>> BEGIN Dataset section

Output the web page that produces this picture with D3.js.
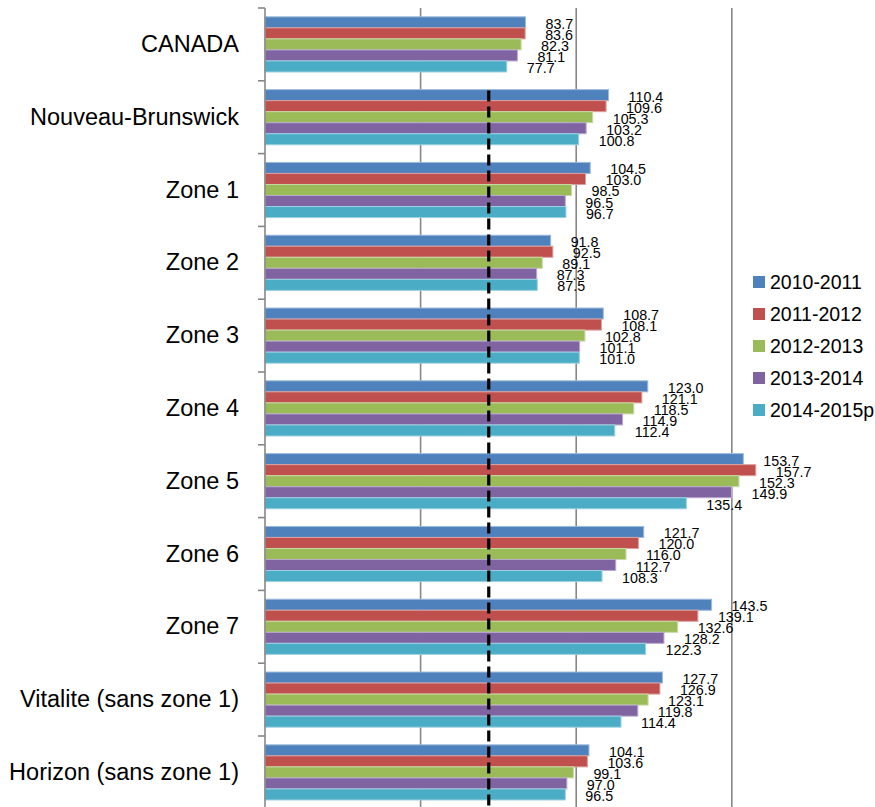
<!DOCTYPE html>
<html>
<head>
<meta charset="utf-8">
<script src="https://cdn.jsdelivr.net/npm/d3@7"></script>
<style>
  html, body { margin: 0; padding: 0; background: #fff; }
  svg { display: block; }
  text { font-family: "Liberation Sans", Arial, sans-serif; fill: #000; }
</style>
</head>
<body>
<svg id="chart" width="875" height="807"></svg>
<script>
const categories = ["CANADA", "Nouveau-Brunswick", "Zone 1", "Zone 2", "Zone 3", "Zone 4",
  "Zone 5", "Zone 6", "Zone 7", "Vitalite (sans zone 1)", "Horizon (sans zone 1)"];
const seriesNames = ["2010-2011", "2011-2012", "2012-2013", "2013-2014", "2014-2015p"];
const colors = ["#4F81BD", "#C0504D", "#9BBB59", "#8064A2", "#4BACC6"];
const s2010 = [83.7, 110.4, 104.5, 91.8, 108.7, 123.0, 153.7, 121.7, 143.5, 127.7, 104.1];
const s2011 = [83.6, 109.6, 103.0, 92.5, 108.1, 121.1, 157.7, 120.0, 139.1, 126.9, 103.6];
const s2012 = [82.3, 105.3, 98.5, 89.1, 102.8, 118.5, 152.3, 116.0, 132.6, 123.1, 99.1];
const s2013 = [81.1, 103.2, 96.5, 87.3, 101.1, 114.9, 149.9, 112.7, 128.2, 119.8, 97.0];
const s2014 = [77.7, 100.8, 96.7, 87.5, 101.0, 112.4, 135.4, 108.3, 122.3, 114.4, 96.5];
const xTicks = [0, 50, 100, 150];
const referenceValue = 71.9;
const referenceFrom = "Nouveau-Brunswick";

const seriesValues = [s2010, s2011, s2012, s2013, s2014];

const svg = d3.select("#chart");
const x0 = 265, plotTop = 8, step = 72.8;
const x = d3.scaleLinear().domain([0, 50]).range([x0, x0 + 155.6]);
const y = d3.scaleBand().domain(categories).range([plotTop, plotTop + step * categories.length]).padding(0);
const yInner = d3.scaleBand().domain(seriesNames).range([0, y.bandwidth()]).paddingInner(0).paddingOuter(0.8);
const plotBottom = plotTop + step * categories.length;

// gridlines
svg.append("g").selectAll("line").data(xTicks.filter(d => d > 0)).join("line")
  .attr("x1", d => x(d)).attr("x2", d => x(d))
  .attr("y1", plotTop).attr("y2", plotBottom)
  .attr("stroke", "#878787").attr("stroke-width", 1.6);

// bars
const lighten = c => d3.interpolateRgb(c, "#ffffff")(0.45);
const groups = svg.append("g").selectAll("g").data(categories).join("g")
  .attr("transform", d => `translate(0,${y(d)})`);
groups.each(function(cat, ci) {
  const g = d3.select(this);
  seriesNames.forEach((s, si) => {
    const v = seriesValues[si][ci];
    g.append("rect")
      .attr("x", x(0)).attr("y", yInner(s))
      .attr("width", x(v) - x(0)).attr("height", yInner.bandwidth())
      .attr("fill", colors[si])
      .attr("stroke", lighten(colors[si])).attr("stroke-width", 1);
  });
});

// value labels
groups.each(function(cat, ci) {
  const g = d3.select(this);
  seriesNames.forEach((s, si) => {
    const v = seriesValues[si][ci];
    g.append("text")
      .attr("x", x(v) + 20)
      .attr("y", yInner(s) + yInner.bandwidth() / 2 + 1.5)
      .attr("dominant-baseline", "central")
      .attr("font-size", 14.3)
      .text(v.toFixed(1));
  });
});

// axis
const axis = d3.axisLeft(y).tickSize(0).tickPadding(26);
const ag = svg.append("g").attr("transform", `translate(${x0},0)`).call(axis);
ag.select(".domain").remove();
ag.selectAll("text").attr("font-size", 23.5).attr("font-family", "Liberation Sans, Arial, sans-serif").attr("fill", "#000");
svg.append("line").attr("x1", x0).attr("x2", x0).attr("y1", plotTop).attr("y2", plotBottom)
  .attr("stroke", "#878787").attr("stroke-width", 1.6);
svg.append("g").selectAll("line").data(d3.range(categories.length + 1)).join("line")
  .attr("x1", x0 - 7).attr("x2", x0)
  .attr("y1", i => plotTop + i * step).attr("y2", i => plotTop + i * step)
  .attr("stroke", "#878787").attr("stroke-width", 1.6);

// dashed reference line
svg.append("line")
  .attr("x1", x(referenceValue)).attr("x2", x(referenceValue))
  .attr("y1", y(referenceFrom) + yInner(seriesNames[0]) + 1).attr("y2", plotBottom)
  .attr("stroke", "#000").attr("stroke-width", 3.2)
  .attr("stroke-dasharray", "11,5");

// legend
const lg = svg.append("g").selectAll("g").data(seriesNames).join("g")
  .attr("transform", (d, i) => `translate(753,${282 + i * 32})`);
lg.append("rect").attr("x", 0).attr("y", -6).attr("width", 12).attr("height", 12)
  .attr("fill", (d, i) => colors[i]);
lg.append("text").attr("x", 17).attr("y", 0).attr("dominant-baseline", "central")
  .attr("font-size", 19.5).text(d => d);
</script>
</body>
</html>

>> END Dataset section

What is expected
Reproduce the material above in full, exactly, with no images.

Final result
Output the web page that produces this picture with D3.js.
<!DOCTYPE html>
<html>
<head>
<meta charset="utf-8">
<script src="https://cdn.jsdelivr.net/npm/d3@7"></script>
<style>
  html, body { margin: 0; padding: 0; background: #fff; }
  svg { display: block; }
  text { font-family: "Liberation Sans", Arial, sans-serif; fill: #000; }
</style>
</head>
<body>
<svg id="chart" width="875" height="807"></svg>
<script>
const categories = ["CANADA", "Nouveau-Brunswick", "Zone 1", "Zone 2", "Zone 3", "Zone 4",
  "Zone 5", "Zone 6", "Zone 7", "Vitalite (sans zone 1)", "Horizon (sans zone 1)"];
const seriesNames = ["2010-2011", "2011-2012", "2012-2013", "2013-2014", "2014-2015p"];
const colors = ["#4F81BD", "#C0504D", "#9BBB59", "#8064A2", "#4BACC6"];
const s2010 = [83.7, 110.4, 104.5, 91.8, 108.7, 123.0, 153.7, 121.7, 143.5, 127.7, 104.1];
const s2011 = [83.6, 109.6, 103.0, 92.5, 108.1, 121.1, 157.7, 120.0, 139.1, 126.9, 103.6];
const s2012 = [82.3, 105.3, 98.5, 89.1, 102.8, 118.5, 152.3, 116.0, 132.6, 123.1, 99.1];
const s2013 = [81.1, 103.2, 96.5, 87.3, 101.1, 114.9, 149.9, 112.7, 128.2, 119.8, 97.0];
const s2014 = [77.7, 100.8, 96.7, 87.5, 101.0, 112.4, 135.4, 108.3, 122.3, 114.4, 96.5];
const xTicks = [0, 50, 100, 150];
const referenceValue = 71.9;
const referenceFrom = "Nouveau-Brunswick";

const seriesValues = [s2010, s2011, s2012, s2013, s2014];

const svg = d3.select("#chart");
const x0 = 265, plotTop = 8, step = 72.8;
const x = d3.scaleLinear().domain([0, 50]).range([x0, x0 + 155.6]);
const y = d3.scaleBand().domain(categories).range([plotTop, plotTop + step * categories.length]).padding(0);
const yInner = d3.scaleBand().domain(seriesNames).range([0, y.bandwidth()]).paddingInner(0).paddingOuter(0.8);
const plotBottom = plotTop + step * categories.length;

// gridlines
svg.append("g").selectAll("line").data(xTicks.filter(d => d > 0)).join("line")
  .attr("x1", d => x(d)).attr("x2", d => x(d))
  .attr("y1", plotTop).attr("y2", plotBottom)
  .attr("stroke", "#878787").attr("stroke-width", 1.6);

// bars
const lighten = c => d3.interpolateRgb(c, "#ffffff")(0.45);
const groups = svg.append("g").selectAll("g").data(categories).join("g")
  .attr("transform", d => `translate(0,${y(d)})`);
groups.each(function(cat, ci) {
  const g = d3.select(this);
  seriesNames.forEach((s, si) => {
    const v = seriesValues[si][ci];
    g.append("rect")
      .attr("x", x(0)).attr("y", yInner(s))
      .attr("width", x(v) - x(0)).attr("height", yInner.bandwidth())
      .attr("fill", colors[si])
      .attr("stroke", lighten(colors[si])).attr("stroke-width", 1);
  });
});

// value labels
groups.each(function(cat, ci) {
  const g = d3.select(this);
  seriesNames.forEach((s, si) => {
    const v = seriesValues[si][ci];
    g.append("text")
      .attr("x", x(v) + 20)
      .attr("y", yInner(s) + yInner.bandwidth() / 2 + 1.5)
      .attr("dominant-baseline", "central")
      .attr("font-size", 14.3)
      .text(v.toFixed(1));
  });
});

// axis
const axis = d3.axisLeft(y).tickSize(0).tickPadding(26);
const ag = svg.append("g").attr("transform", `translate(${x0},0)`).call(axis);
ag.select(".domain").remove();
ag.selectAll("text").attr("font-size", 23.5).attr("font-family", "Liberation Sans, Arial, sans-serif").attr("fill", "#000");
svg.append("line").attr("x1", x0).attr("x2", x0).attr("y1", plotTop).attr("y2", plotBottom)
  .attr("stroke", "#878787").attr("stroke-width", 1.6);
svg.append("g").selectAll("line").data(d3.range(categories.length + 1)).join("line")
  .attr("x1", x0 - 7).attr("x2", x0)
  .attr("y1", i => plotTop + i * step).attr("y2", i => plotTop + i * step)
  .attr("stroke", "#878787").attr("stroke-width", 1.6);

// dashed reference line
svg.append("line")
  .attr("x1", x(referenceValue)).attr("x2", x(referenceValue))
  .attr("y1", y(referenceFrom) + yInner(seriesNames[0]) + 1).attr("y2", plotBottom)
  .attr("stroke", "#000").attr("stroke-width", 3.2)
  .attr("stroke-dasharray", "11,5");

// legend
const lg = svg.append("g").selectAll("g").data(seriesNames).join("g")
  .attr("transform", (d, i) => `translate(753,${282 + i * 32})`);
lg.append("rect").attr("x", 0).attr("y", -6).attr("width", 12).attr("height", 12)
  .attr("fill", (d, i) => colors[i]);
lg.append("text").attr("x", 17).attr("y", 0).attr("dominant-baseline", "central")
  .attr("font-size", 19.5).text(d => d);
</script>
</body>
</html>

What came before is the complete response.